Dalila hails from Banda Aceh, Indonesia, where she teaches software engineering and computer science at Syiah Kuala University. However, you won’t any Computer Science courses on her schedule here at Oberlin. Instead, she’s focusing on classes in Rhetoric and Composition with the intention of improving her writing skills so her scientific papers can excel. In addition to exploring liberal arts curricula and pedagogies, Dalila applied to Oberlin Shansi with the intention of improving her writing for scientific journals, reports, and research proposals. Before coming to Shansi, Dalila and her co-workers were in the introductory stages of a research project that introduces technology into the daily lives of salt farmers near Banda Aceh.

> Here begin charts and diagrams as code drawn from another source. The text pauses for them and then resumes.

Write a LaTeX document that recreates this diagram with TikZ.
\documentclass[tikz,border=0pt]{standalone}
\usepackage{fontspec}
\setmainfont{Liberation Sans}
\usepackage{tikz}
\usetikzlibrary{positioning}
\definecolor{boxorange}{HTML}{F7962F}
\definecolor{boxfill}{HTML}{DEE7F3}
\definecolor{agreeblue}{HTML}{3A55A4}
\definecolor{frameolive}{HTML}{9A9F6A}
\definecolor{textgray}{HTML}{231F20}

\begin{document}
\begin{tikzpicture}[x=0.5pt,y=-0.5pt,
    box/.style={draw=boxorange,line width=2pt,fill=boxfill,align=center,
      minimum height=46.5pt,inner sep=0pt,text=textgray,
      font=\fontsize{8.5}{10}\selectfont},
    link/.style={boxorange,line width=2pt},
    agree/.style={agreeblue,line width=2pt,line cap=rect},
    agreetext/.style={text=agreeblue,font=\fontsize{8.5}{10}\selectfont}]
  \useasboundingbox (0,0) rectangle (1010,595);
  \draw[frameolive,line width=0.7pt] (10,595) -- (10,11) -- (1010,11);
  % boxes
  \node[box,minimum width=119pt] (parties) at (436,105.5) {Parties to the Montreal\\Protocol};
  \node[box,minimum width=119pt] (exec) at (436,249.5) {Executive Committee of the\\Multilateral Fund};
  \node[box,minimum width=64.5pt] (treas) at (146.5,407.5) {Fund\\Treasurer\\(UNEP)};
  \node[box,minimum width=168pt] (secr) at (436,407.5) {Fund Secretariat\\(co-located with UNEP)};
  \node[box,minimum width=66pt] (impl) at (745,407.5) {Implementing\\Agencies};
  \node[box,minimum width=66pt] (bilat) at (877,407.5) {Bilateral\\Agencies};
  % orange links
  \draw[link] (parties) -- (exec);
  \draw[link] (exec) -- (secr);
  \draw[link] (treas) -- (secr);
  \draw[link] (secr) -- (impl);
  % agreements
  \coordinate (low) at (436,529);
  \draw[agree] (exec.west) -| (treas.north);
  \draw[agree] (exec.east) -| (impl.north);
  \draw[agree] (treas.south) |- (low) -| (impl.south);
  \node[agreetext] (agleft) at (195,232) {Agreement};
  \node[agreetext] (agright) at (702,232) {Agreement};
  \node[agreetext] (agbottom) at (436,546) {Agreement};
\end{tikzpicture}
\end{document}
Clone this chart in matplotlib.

Dalila has used her time at Oberlin to explore global perspectives on education and revisit the life of a student. In addition to her classes in Rhetoric, Dalila is learning Arabic and has joined the Gamelan ensemble. In October, she attended a software and technology symposium in New Orleans. At the symposium, she made professional connections and attended sessions that highlighted real-life examples of technology addressing social problems. Furthermore, the experience in New Orleans allowed Dalila the chance to explore the rich cultural, historic, and gastronomic diversity of the United States.
This semester, Dalila has spent time exploring different museums in Oberlin and Cleveland. She has been keeping up her hobbies of cross-stitch, reading, and baking, and one can often find her in the Oberlin Public Library. She’s caught onto an office-wide obsession with Trader Joe’s and looks forward to her next trips there. She and this year’s Returned Fellow, Eli Fisher, cook meals for students attending Oberlin’s Barefoot dialogues at Shansi House every other week. Other than cross-stitch projects and books from the Public Library’s book sale, Dalila is excited to bring back another skill she’s learned in the Oberlin classroom: workshopping. In her Rhetoric and Composition class, she learned how useful having peers read and give constructive criticism to work is, and wonders about the benefits of work shopping code with peers.
Dalila describes Oberlin with three primary adjectives: creative, quirky, and open-minded. She's enjoyed learning more about her own creative processes and is excited to continue this exploration throughout the semester.